A DVC typically includes an optical lens assembly configured to focus images from an illuminated environment onto an active region of an image sensor. Because illumination for a given environment may vary significantly, the DVC must be able to adjust to prevailing illumination conditions while still capturing a sequence of properly exposed video frames that comprise a video sequence. A properly exposed frame should reveal the subject or region of interest somewhere in the middle of the dynamic range of the sensor. Exposure gain, which is proportional to exposure time, and analog gain (image sensor gain) are two parameters that conventionally determine how a given video frame is sampled by the DVC. A longer exposure time and higher analog gain may be used in low light settings, while a shorter exposure time and lower analog gain may be used in well-illuminated settings. As sequential frames are captured by the DVC, these two parameters are typically adjusted by the DVC to maintain a sequence of properly exposed video frames.
A DVC user typically records video in uncontrolled environments that include sources of bright light and regions that are relatively dark. For example, a typical apartment room with daylight entering through an unobstructed window may include very bright visual regions around the window and where sunlight strikes objects within the room, and relatively dark visual regions away from the sunlight. When the DVC user pans from a bright visual region to a dark visual region, the DVC employs an automatic exposure means to automatically adjust the exposure gain and analog gain to compensate for the highly variable and quickly changing illumination presented to the image sensor.
In conventional DVC systems, exposure gain and analog gain are discrete, quantized values which are selected to attempt to yield proper exposure for a given image (video frame). When a user pans between light and dark visual regions, quantization granularity of the exposure gain and analog gain can yield a sequence of video frames that appears to become abruptly lighter or darker as the camera adapts to changing lighting conditions. Abrupt changes to image brightness do not typically appear natural and degrade overall video sequence quality. Instead, perceived image brightness should change smoothly as the DVC pans from light to dark visual regions.

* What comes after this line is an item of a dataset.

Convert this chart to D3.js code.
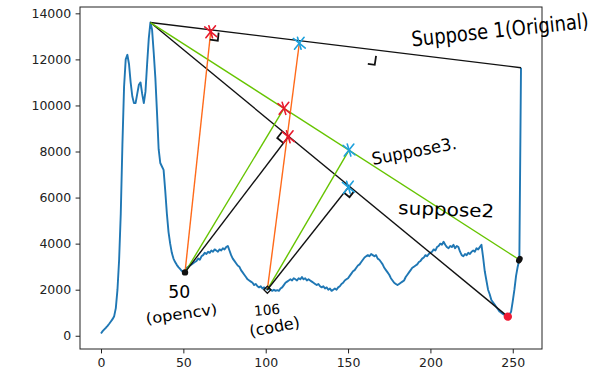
<!DOCTYPE html>
<html>
<head>
<meta charset="utf-8">
<script src="https://cdn.jsdelivr.net/npm/d3@7"></script>
<style>
  body { margin: 0; background: #fff; }
  .axis text { font-family: "DejaVu Sans", sans-serif; font-size: 12.5px; fill: #222; }
  .axis path, .axis line { stroke: #222; }
  .hand { font-family: "DejaVu Sans", sans-serif; fill: #000; }
</style>
</head>
<body>
<div class="chart-container"></div>
<script>
// histogram counts, bin 0..255
const bins = d3.range(0, 256);
const counts = [
  100, 200, 280, 350, 430, 520, 620, 720, 850, 1200,
  2000, 3300, 5300, 8300, 10800, 12000, 12200, 11800, 11000, 10400,
  10100, 10100, 10500, 10900, 11000, 10500, 10100, 10600, 11800, 12900,
  13600, 13300, 12300, 11200, 9700, 8100, 7500, 7350, 7200, 6300,
  5300, 4500, 4000, 3600, 3350, 3200, 3080, 2980, 2900, 2820,
  2790, 2800, 2950, 3000, 3050, 3100, 3150, 3200, 3250, 3350,
  3300, 3450, 3500, 3600, 3550, 3650, 3600, 3700, 3650, 3750,
  3700, 3650, 3750, 3700, 3800, 3750, 3850, 3900, 3700, 3500,
  3350, 3250, 3150, 3050, 3000, 2850, 2750, 2650, 2550, 2450,
  2400, 2350, 2300, 2200, 2250, 2150, 2100, 2150, 2050, 2100,
  2050, 2000, 2050, 2000, 1950, 2000, 1950, 1980, 1950, 2050,
  2100, 2200, 2300, 2350, 2400, 2450, 2400, 2500, 2450, 2400,
  2500, 2450, 2550, 2450, 2500, 2400, 2450, 2400, 2350, 2300,
  2250, 2200, 2250, 2150, 2100, 2150, 2050, 2100, 2000, 2050,
  1950, 2000, 2050, 2000, 2100, 2150, 2250, 2300, 2400, 2450,
  2500, 2600, 2700, 2800, 2850, 2950, 3050, 3100, 3200, 3300,
  3400, 3450, 3500, 3450, 3550, 3500, 3450, 3500, 3350, 3300,
  3200, 3100, 2950, 2850, 2750, 2650, 2500, 2400, 2300, 2250,
  2200, 2250, 2300, 2350, 2400, 2550, 2650, 2750, 2850, 2950,
  3000, 3050, 3100, 3200, 3250, 3350, 3400, 3500, 3450, 3550,
  3600, 3650, 3750, 3700, 3850, 3900, 4000, 3950, 4080, 3950,
  3850, 3800, 3900, 3850, 3950, 3800, 3900, 3850, 3650, 3500,
  3450, 3550, 3500, 3600, 3550, 3650, 3700, 3650, 3800, 3750,
  3850, 3950, 3400, 2800, 2400, 2000, 1800, 1550, 1450, 1350,
  1250, 1150, 1050, 1000, 950, 900, 850, 830, 900, 1050,
  1500, 2000, 2600, 3000, 3300, 11640
];
const x_ticks = [0, 50, 100, 150, 200, 250];
const y_ticks = [0, 2000, 4000, 6000, 8000, 10000, 12000, 14000];

// annotation points [bin, count]
const peak = [30, 13600];
const end_1 = [255, 11640];   // suppose 1 (original)
const end_2 = [247, 830];     // suppose 2
const end_3 = [254, 3300];    // suppose 3
const pt_50 = [51, 2750];
const pt_106 = [101, 2000];
const foot_1_red = [66.6, 13200];
const foot_1_blue = [120.4, 12700];
const foot_3_red = [111.1, 9874];
const foot_3_blue = [150.6, 8063];
const foot_2_red = [113.7, 8640];
const foot_2_blue = [150.2, 6450];
const mark_1_mid = [167, 12150];

// segments: [from, to, colour]
const segments = [
  [peak, end_1, '#111'],
  [peak, end_2, '#111'],
  [peak, end_3, '#66c400'],
  [pt_50, foot_1_red, '#ff6a1a'],
  [pt_106, foot_1_blue, '#ff6a1a'],
  [pt_50, foot_3_red, '#66c400'],
  [pt_106, foot_3_blue, '#66c400'],
  [pt_50, foot_2_red, '#111'],
  [pt_106, foot_2_blue, '#111']
];
const red_marks = [foot_1_red, foot_3_red, foot_2_red];
const blue_marks = [foot_1_blue, foot_3_blue, foot_2_blue];

// hand written labels: [text, bin, count, rotate, font size, width]
const labels = [
  ['Suppose 1(Original)', 189, 12560, -6, 21, 178],
  ['Suppose3.', 165.1, 7410, -11, 17, 86],
  ['suppose2', 180.4, 5285, 2, 18, 96],
  ['50', 40.8, 1640, 0, 17, 22],
  ['(opencv)', 27.7, 508, -8, 15, 72],
  ['106', 93.2, 855, -5, 14, 26],
  ['(code)', 90.8, -56, -11, 16, 51]
];

const svg_width = 611;
const svg_height = 378;
const margin = {top: 7, right: 69, bottom: 29, left: 80};
const chart_width = svg_width - margin.left - margin.right;
const chart_height = svg_height - margin.top - margin.bottom;

const svg = d3.select('.chart-container').append('svg')
  .attr('width', svg_width)
  .attr('height', svg_height);
const g = svg.append('g')
  .attr('transform', `translate(${margin.left},${margin.top})`);

// matplotlib style 5% margins
const x = d3.scaleLinear().domain([-12.75, 267.75]).range([0, chart_width]);
const y = d3.scaleLinear().domain([-575, 14275]).range([chart_height, 0]);
const px = p => [x(p[0]), y(p[1])];

// axes
g.append('g').attr('class', 'axis')
  .attr('transform', `translate(0,${chart_height})`)
  .call(d3.axisBottom(x).tickValues(x_ticks).tickFormat(d3.format('d'))
    .tickSizeInner(4.4).tickSizeOuter(0).tickPadding(4.4));
g.append('g').attr('class', 'axis')
  .call(d3.axisLeft(y).tickValues(y_ticks).tickFormat(d3.format('d'))
    .tickSizeInner(4.4).tickSizeOuter(0).tickPadding(4.4));
g.selectAll('.axis .domain').remove();
g.append('rect')
  .attr('width', chart_width).attr('height', chart_height)
  .attr('fill', 'none').attr('stroke', '#222').attr('stroke-width', 1);

// histogram line
const line = d3.line().x((d, i) => x(bins[i])).y(d => y(d));
g.append('path')
  .datum(counts)
  .attr('d', line)
  .attr('fill', 'none')
  .attr('stroke', '#1f77b4')
  .attr('stroke-width', 1.9)
  .attr('stroke-linejoin', 'round');

// construction lines
g.selectAll('.seg').data(segments).enter().append('line')
  .attr('class', 'seg')
  .attr('x1', d => x(d[0][0])).attr('y1', d => y(d[0][1]))
  .attr('x2', d => x(d[1][0])).attr('y2', d => y(d[1][1]))
  .attr('stroke', d => d[2])
  .attr('stroke-width', 1.4);

// right angle marks
function unit(a, b){
  const dx = b[0] - a[0], dy = b[1] - a[1];
  const len = Math.hypot(dx, dy);
  return [dx / len, dy / len];
}
function right_angle(foot, toward_a, toward_b, s){
  const f = px(foot);
  const ua = unit(f, px(toward_a));
  const ub = unit(f, px(toward_b));
  const p1 = [f[0] + ua[0] * s, f[1] + ua[1] * s];
  const p2 = [p1[0] + ub[0] * s, p1[1] + ub[1] * s];
  const p3 = [f[0] + ub[0] * s, f[1] + ub[1] * s];
  g.append('path')
    .attr('d', d3.line()([p1, p2, p3]))
    .attr('fill', 'none')
    .attr('stroke', '#111')
    .attr('stroke-width', 1.8);
}
right_angle(foot_1_red, end_1, pt_50, 8);
right_angle(foot_2_red, peak, pt_50, 8);
right_angle(foot_2_blue, end_2, pt_106, 7);
// lone mark on line 1: down then back left
(function(){
  const f = px(mark_1_mid);
  const ua = unit(f, px(peak));
  const ub = [-ua[1], ua[0]];
  const dn = ub[1] > 0 ? ub : [-ub[0], -ub[1]];
  const p1 = [f[0] + dn[0] * 9, f[1] + dn[1] * 9];
  const p2 = [p1[0] + ua[0] * 7, p1[1] + ua[1] * 7];
  g.append('path').attr('d', d3.line()([f, p1, p2]))
    .attr('fill', 'none').attr('stroke', '#111').attr('stroke-width', 1.8);
})();

// star markers
function star(points, colour){
  points.forEach(p => {
    const c = px(p);
    const r = 6;
    [[-r, -r * 0.8, r, r * 0.8], [-r * 0.8, r, r * 0.8, -r], [-r * 0.3, -r, r * 0.3, r]].forEach(s => {
      g.append('line')
        .attr('x1', c[0] + s[0]).attr('y1', c[1] + s[1])
        .attr('x2', c[0] + s[2]).attr('y2', c[1] + s[3])
        .attr('stroke', colour).attr('stroke-width', 1.6).attr('stroke-linecap', 'round');
    });
  });
}
star(red_marks, '#e8192c');
star(blue_marks, '#1ea0dc');

// end dots
g.append('circle').attr('cx', x(end_2[0])).attr('cy', y(end_2[1])).attr('r', 4.2).attr('fill', '#ee1c35');
g.append('ellipse').attr('cx', x(end_3[0])).attr('cy', y(end_3[1])).attr('rx', 3).attr('ry', 4)
  .attr('fill', '#111').attr('transform', `rotate(30,${x(end_3[0])},${y(end_3[1])})`);
g.append('circle').attr('cx', x(pt_50[0])).attr('cy', y(pt_50[1])).attr('r', 3.2).attr('fill', '#111');
g.append('rect').attr('x', x(pt_106[0]) - 2.5).attr('y', y(pt_106[1]) - 2.5).attr('width', 5).attr('height', 5)
  .attr('fill', 'none').attr('stroke', '#111').attr('stroke-width', 1.3)
  .attr('transform', `rotate(45,${x(pt_106[0])},${y(pt_106[1])})`);

// hand written text
g.selectAll('.hand').data(labels).enter().append('text')
  .attr('class', 'hand')
  .attr('x', d => x(d[1]))
  .attr('y', d => y(d[2]))
  .attr('transform', d => `rotate(${d[3]},${x(d[1])},${y(d[2])})`)
  .style('font-size', d => d[4] + 'px')
  .attr('textLength', d => d[5])
  .attr('lengthAdjust', 'spacingAndGlyphs')
  .text(d => d[0]);
</script>
</body>
</html>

One solution for reducing abrupt changes in image brightness involves including a mechanical iris assembly within the optical path of the optical lens assembly. The iris assembly provides certain DVC systems with a primary illumination adjustment parameter that can be used to maintain more constant image brightness over a sequence of images and therefore mitigate abrupt changes to perceived scene brightness. However, an iris assembly can be quite expensive and therefore does not represent an effective solution for many types of DVC systems.
Accordingly, there remains a need in the art for an effective automatic exposure technique that reduces abrupt changes in image brightness within digital video camera systems.